Ever had a throw-away day? A day you know you'd wish you could get back some time down the road, but one where nothing seems to matter? Imagine being in a stagnant pond, coasting along for a full twenty-four hours, falling in-and-out of consciousness without much control. You want to be accomplished, you want to get all the work I. The world done on days like that, because they feel so misused, sinful, degrading. 
   A throw-away day is always careless, it either depresses a person, or makes them feel sloth, gluttonous in their own laziness. However you handle a day as lounging about I a stupor of your own misfortune, when one could be writing a poem about life, hiking a tall mountain, even catching fish for the small children of the nearest village, one is just lackluster to even dare move an inch from bed. 
   My throw-away days have become like years: lost time that will never be gotten back, and though I inch myself that much closer to the inevitable end, I can rest assured that even I will never truly accomplish every goal I ever set out, realistic or otherwise.

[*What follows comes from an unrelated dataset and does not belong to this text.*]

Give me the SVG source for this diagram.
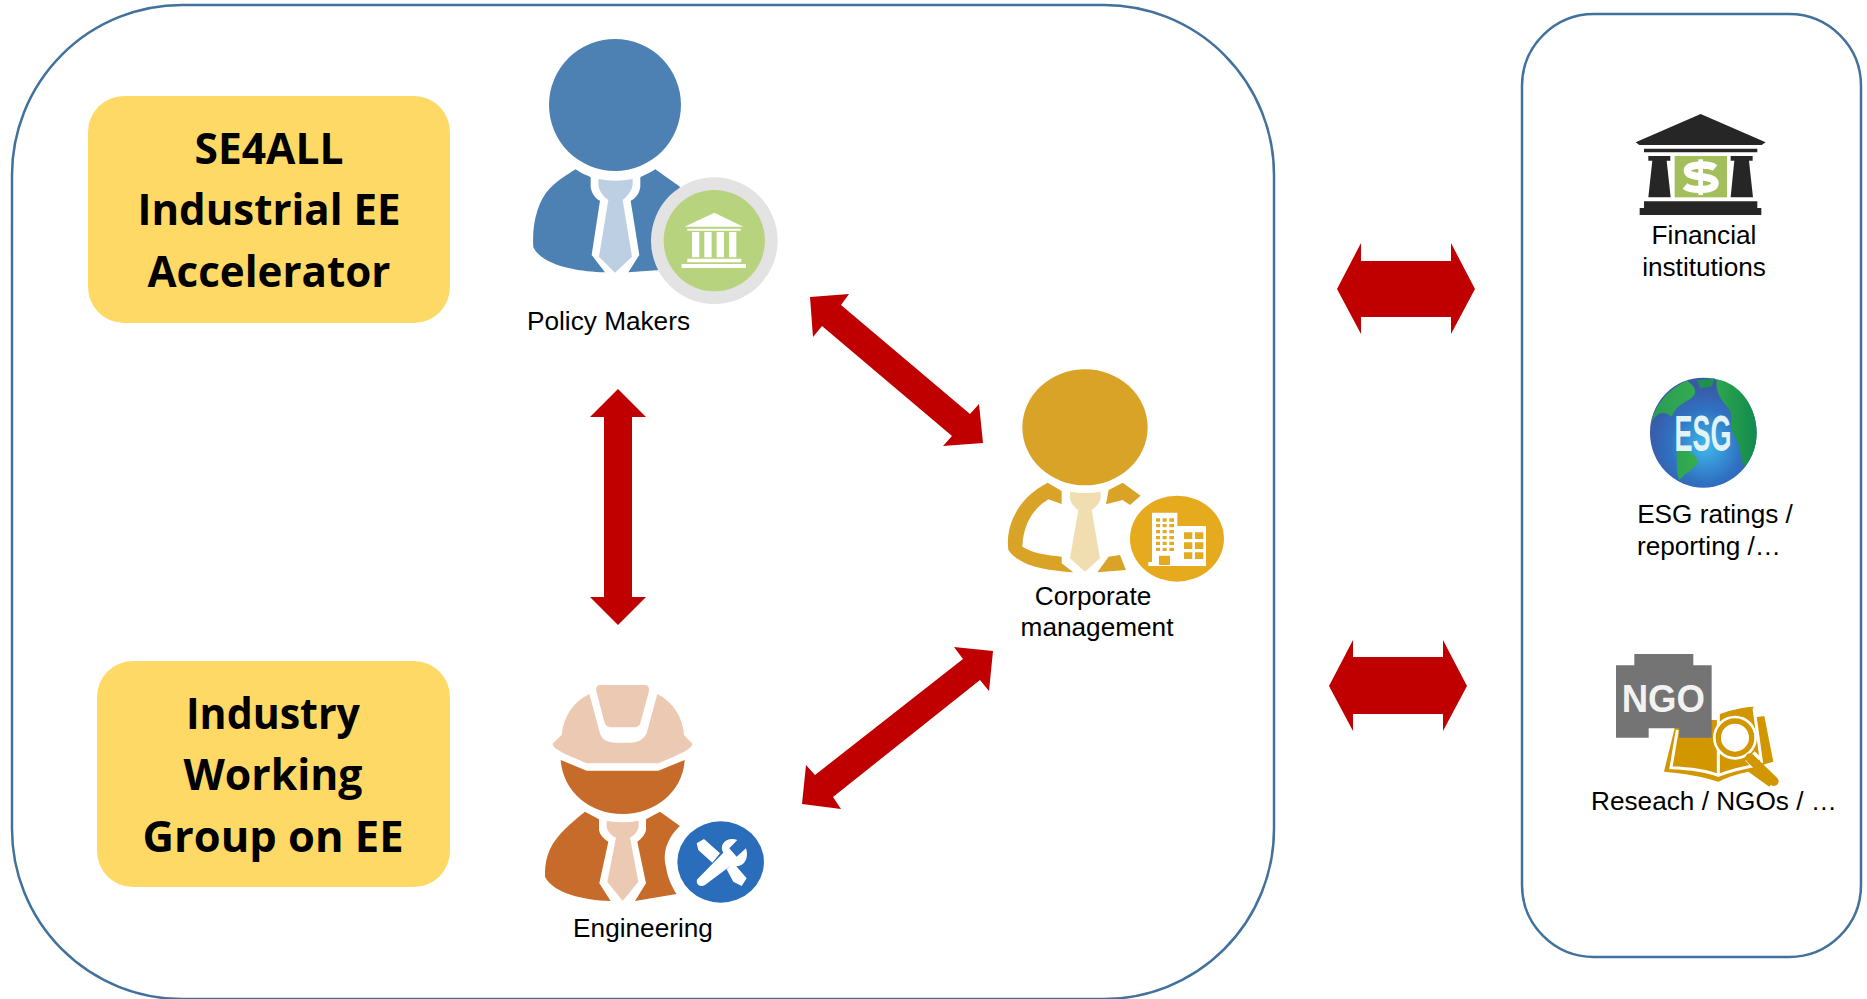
<svg xmlns="http://www.w3.org/2000/svg" width="1867" height="999" viewBox="0 0 1867 999">
<style>
.panel{fill:#fff;stroke:#41719c;stroke-width:2.500}
.box{fill:#ffd966}
.boxt{font:bold 43px "Open Sans",sans-serif;fill:#000;text-anchor:middle}
.lab{font:26.200px "Liberation Sans",Arial,sans-serif;fill:#000;text-anchor:middle}
.arr{fill:#c00000}
</style>
<defs>
<radialGradient id="globe" cx=".52" cy=".62" r=".55"><stop offset="0" stop-color="#3fb8ea"/><stop offset=".6" stop-color="#2f72c2"/><stop offset="1" stop-color="#3a58a6"/></radialGradient>
<linearGradient id="land" x1="0" y1="0" x2="1" y2="0"><stop offset="0" stop-color="#2a9a55"/><stop offset=".5" stop-color="#35b04d"/><stop offset="1" stop-color="#128a4e"/></linearGradient>
</defs>
<rect width="1867" height="999" fill="#fff"/>
<rect class="panel" x="12" y="5" width="1262" height="994" rx="170"/>
<rect class="panel" x="1522" y="14" width="339" height="943" rx="72"/>
<g id="se4all"><rect class="box" x="88" y="96" width="362" height="227" rx="36"/>
<text class="boxt" x="269" y="164" textLength="149" lengthAdjust="spacingAndGlyphs">SE4ALL</text><text class="boxt" x="269" y="225" textLength="263" lengthAdjust="spacingAndGlyphs">Industrial EE</text><text class="boxt" x="269" y="287" textLength="243" lengthAdjust="spacingAndGlyphs">Accelerator</text></g>
<g id="working-group"><rect class="box" x="97" y="661" width="353" height="226" rx="36"/>
<text class="boxt" x="273" y="729" textLength="174" lengthAdjust="spacingAndGlyphs">Industry</text><text class="boxt" x="273" y="790" textLength="179" lengthAdjust="spacingAndGlyphs">Working</text><text class="boxt" x="273" y="852" textLength="261" lengthAdjust="spacingAndGlyphs">Group on EE</text></g>
<g id="connectors">
<polygon class="arr" points="618,389 646,417 632,417 632,597 646,597 618,625 590,597 604,597 604,417 590,417"/>
<polygon class="arr" points="810,297 849,294 841,305 970,414 979,404 983,443 943,446 952,436 822,326 813,337"/>
<polygon class="arr" points="802,804 806,765 815,775 963,659 954,647 993,651 989,691 980,680 833,797 841,809"/>
<polygon class="arr" points="1337,289 1361,243 1361,261 1451,261 1451,243 1475,289 1451,334 1451,317 1361,317 1361,334"/>
<polygon class="arr" points="1329,686 1353,640 1353,657 1443,657 1443,640 1467,686 1443,731 1443,714 1353,714 1353,731"/>
</g>
<g id="policy-makers">
<g transform="translate(480 10) scale(.3333)">
<circle cx="405" cy="285" r="198" fill="#4d81b3"/>
<path fill="#4d81b3" d="M287 478C310 495 335 500 332 503V530C335 550 345 565 360 572L335 735L375 787C300 785 190 770 160 712C155 640 175 570 210 535C235 510 260 495 287 478ZM526 478C500 495 480 500 481 503V530C478 550 468 565 452 572L478 735L445 787L540 780L600 530Z"/>
<path fill="#bdd0e3" d="M355 507Q405 518 458 507V525C455 545 440 560 428 570L456 740L405 788L357 740L385 570C370 560 358 545 355 525Z"/>
<circle cx="703" cy="692" r="190" fill="#e3e3e3"/><circle cx="703" cy="692" r="152" fill="#b7d37d"/>
<path fill="#fff" d="M703 608L790 650H614ZM622 656H782V662H622ZM636 666H658V742H636ZM673 666H695V742H673ZM710 666H732V742H710ZM747 666H769V742H747ZM622 746H784V757H622ZM605 762H798V774H605Z"/>
</g>
<text class="lab" x="608.500" y="330">Policy Makers</text></g>
<g id="corporate-management">
<g transform="translate(980 350) scale(.3333)">
<ellipse cx="315" cy="232" rx="188" ry="174" fill="#d8a327"/>
<path fill="#d8a327" d="M203 398L245 423V462L205 448C170 470 130 510 127 590C160 610 200 615 245 620V640L280 667C200 662 120 650 85 600C75 520 120 440 203 398ZM428 398L482 437L450 465L428 450L378 463L386 420ZM386 620L420 615L438 660L352 667Z"/>
<path fill="#f1deb0" d="M270 425Q315 433 362 425V445C360 460 345 475 335 480L360 625L315 665L270 625L295 480C285 475 272 460 270 445Z"/>
<ellipse cx="591" cy="566" rx="141" ry="129" fill="#e6aa1e"/>
<path fill="#fff" fill-rule="evenodd" d="M516 488H592V528H678V648H505V636H516ZM528 505V515H540V505ZM548 505V515H560V505ZM568 505V515H582V505ZM528 522V532H540V522ZM548 522V532H560V522ZM568 522V532H582V522ZM528 540V550H540V540ZM548 540V550H560V540ZM568 540V550H582V540ZM528 558V568H540V558ZM548 558V568H560V558ZM568 558V568H582V558ZM528 575V585H540V575ZM548 575V585H560V575ZM568 575V585H582V575ZM528 593V603H540V593ZM548 593V603H560V593ZM568 593V603H582V593ZM537 617V645H570V617ZM612 547V567H637V547ZM645 547V567H670V547ZM612 577V597H637V577ZM645 577V597H670V577ZM612 607V627H637V607ZM645 607V627H670V607Z"/>
</g>
<text class="lab" x="1093" y="605">Corporate</text><text class="lab" x="1097" y="636">management</text></g>
<g id="engineering">
<g transform="translate(520 670) scale(.3333)">
<path fill="#ecc9b2" d="M208 72L240 190C245 210 265 218 285 218H330C355 218 372 208 380 190L412 72C465 100 490 150 492 195L518 222C510 240 490 248 415 280H200C130 250 105 240 97 222L125 195C130 140 160 95 208 72ZM240 45H375C385 45 390 55 386 67L362 155C358 170 350 172 340 172H275C262 172 256 165 253 155L230 67C226 55 230 45 240 45Z"/>
<path fill="#c76b2b" d="M122 270L200 302H415L494 270C490 360 410 432 308 432C205 432 128 360 122 270Z"/>
<path fill="#c76b2b" d="M195 425L237 448V480C240 495 250 505 265 515L238 640L272 693C190 690 100 670 75 620C75 540 100 500 195 425ZM420 425L480 468C450 495 425 540 438 590C442 620 455 650 470 672L345 693L378 640L352 515C365 505 375 495 378 480V448Z"/>
<path fill="#ecc9b2" d="M260 452Q308 462 356 452V470C354 485 340 498 330 503L355 635L308 693L262 635L288 503C276 498 262 485 260 470Z"/>
<ellipse cx="602" cy="576" rx="130" ry="122" fill="#2a6ebb"/>
<path fill="#fff" d="M530 520L552 507L600 550L577 578L535 540ZM620 598L640 578L680 625L665 648L640 635Z"/>
<path fill="#fff" d="M532 628L610 548C595 520 625 500 652 510L628 535L650 560L678 535C690 570 665 600 635 585L555 645C540 655 525 640 532 628Z"/>
</g>
<text class="lab" x="643" y="937">Engineering</text></g>
<g id="financial">
<g transform="translate(1600 100) scale(.3333)">
<path fill="#262626" d="M302 42L497 127L485 135H118L107 127ZM132 146H472V157H132ZM145 168H211V182H200L212 292H145L157 182H145ZM392 168H458V182H447L459 292H392L403 182H392ZM132 304H472V324H484V345H119V324H132Z"/>
<rect x="224" y="168" width="157" height="124" fill="#a3bf5c"/>
<path fill="none" stroke="#fff" stroke-width="22" d="M345 204C330 192 262 190 262 212C262 238 345 222 345 250C345 274 272 272 255 258"/><path stroke="#fff" stroke-width="14" d="M302 178V285"/>
</g>
<text class="lab" x="1704" y="244">Financial</text><text class="lab" x="1704" y="276">institutions</text></g>
<g id="esg">
<g transform="translate(1600 100) scale(.3333)">
<ellipse cx="310" cy="998" rx="160" ry="165" fill="url(#globe)"/>
<path fill="url(#land)" d="M350 838C420 850 470 920 470 1000C470 1040 455 1075 435 1100C420 1085 425 1040 405 1010C385 975 405 955 385 925C365 900 345 880 350 838ZM152 975C160 920 205 865 262 842C285 860 300 880 265 900C240 915 225 925 215 950C195 935 170 930 152 975ZM228 1050C250 1040 285 1060 295 1085C285 1105 255 1120 238 1140C225 1110 235 1080 228 1050Z"/>
<path fill="#1f8f55" d="M290 840L345 835L335 860L300 865Z"/>
</g>
<text x="1703" y="451" font-family="'Liberation Sans',sans-serif" font-weight="bold" font-size="50" fill="#e2f3f8" text-anchor="middle" textLength="57" lengthAdjust="spacingAndGlyphs">ESG</text>
<text class="lab" x="1715" y="523">ESG ratings /</text><text class="lab" x="1709" y="555">reporting /…</text></g>
<g id="research">
<g transform="translate(1580 630) scale(.3333)">
<path fill="#d19600" d="M252 425L290 270H412V250L420 252C450 240 490 232 520 230L527 262L553 258L580 395L530 410L585 450L568 470L505 425C470 432 440 442 415 455C370 440 310 430 252 425Z"/>
<path fill="none" stroke="#fff" stroke-width="9" d="M292 300L273 413C330 415 380 422 415 436C450 422 490 412 538 404M415 245V436M522 235L545 400"/>
<circle cx="465" cy="323" r="66" fill="#fff"/><circle cx="465" cy="323" r="50" fill="#fff" stroke="#d19600" stroke-width="16"/>
<path fill="none" stroke="#fff" stroke-width="40" d="M510 378L530 398"/>
<path stroke="#d19600" stroke-width="28" stroke-linecap="round" d="M510 384L582 454"/>
<path fill="#747474" d="M163 72H340V106H395V323H298V295H206V323H108V106H163Z"/>
<text x="250" y="245" font-family="'Liberation Sans',sans-serif" font-weight="bold" font-size="118" fill="#f2f2f2" text-anchor="middle" textLength="250" lengthAdjust="spacingAndGlyphs">NGO</text>
</g>
<text class="lab" x="1714" y="810">Reseach / NGOs / …</text></g>
</svg>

I will never finish every book that sparked my interest, as eyesight gets duller every years, breathing becomes heavier with every attempt to fight off bulge and osteoporosis, I will never finish everything I start. Yet, I feel with throw-away days, I barely start anything, but the constant hounding of failure keeps me from the highest potential, though failure itself is not so-much the greatest fear, but rather the fear of failing something worthless, while the chance to fail a task that would deem the greater lesson is no longer palpable. 
   Daydreams, despite the controversy of being the lazy-man's deep thought, is still far better a waste of time than having a throw-away day with little-to-no stimuli. For so long I've felt the urge to just do what comes naturally, but spreading myself thin has wearily take. It's toll on so much of my trifled attempts to be artistic. Art transpires when the right constant energies flow at one critical point in the mind and soul, creating an atmospheric storm noteworthy of the gods, and allowing for a split second of genuine immortality to geniuses worm its way onto the pallete of creativity. 
   Our art is a pinch of what a god can do, and aligns our cultures together in a universal liking to something beyond reality, a taste of what we can do when we tap into that magical realm between the barely conscious, and the widely-awaken mind, to jot down words spoken by many, but written soely by the artist to convey the most beautiful of symbolic nature, that we all must stop and think, criticize, and condemn, for such is art to stir the emotions of the minds, both great and weak. 
Is there art in throw-away days, the times that we do nothing, and relish in nothing but our own bliss importance? Where we have an illegitimate obsession of feeling incomplete? Is it man's nature to always feel unfulfilled, so-as to create and discover even greater talents hidden within? Is there no limit to the human spirit, that a throw-away day is not only necessary, but required to inact such splendorous wonder? 
   They say even God rested a day, even the immortals know that to achieve greatness, even they must take a break from creating beauty. Perhaps I'm too hard on myself for having throw-away days, perhaps I'm not as lazy as I thought before writing this lament.  Is it possible that rest and relaxation is okay, so-long as it is not followed with stagnant lapse of time that stem towards depression? 
   I may not always be productive, and productivity is truly objective, for what is seems productive to the poet, is but wasted time to the executive, and to the artists whom see the world through water-colors and pastel, a far more blasphemous waste of time is to stare at a cubicle, seeing not one ounce of beauty that isn't man-made. 
   So do I truly have throw-away days with raging bouts of placent nothingness? Or are those seemingly wasted hours but the recharge to my creative battery? The answer is dependent on what I do with the time after a throw-away day: do I lavish in the nothingness, or do I go and create something likened to the gods?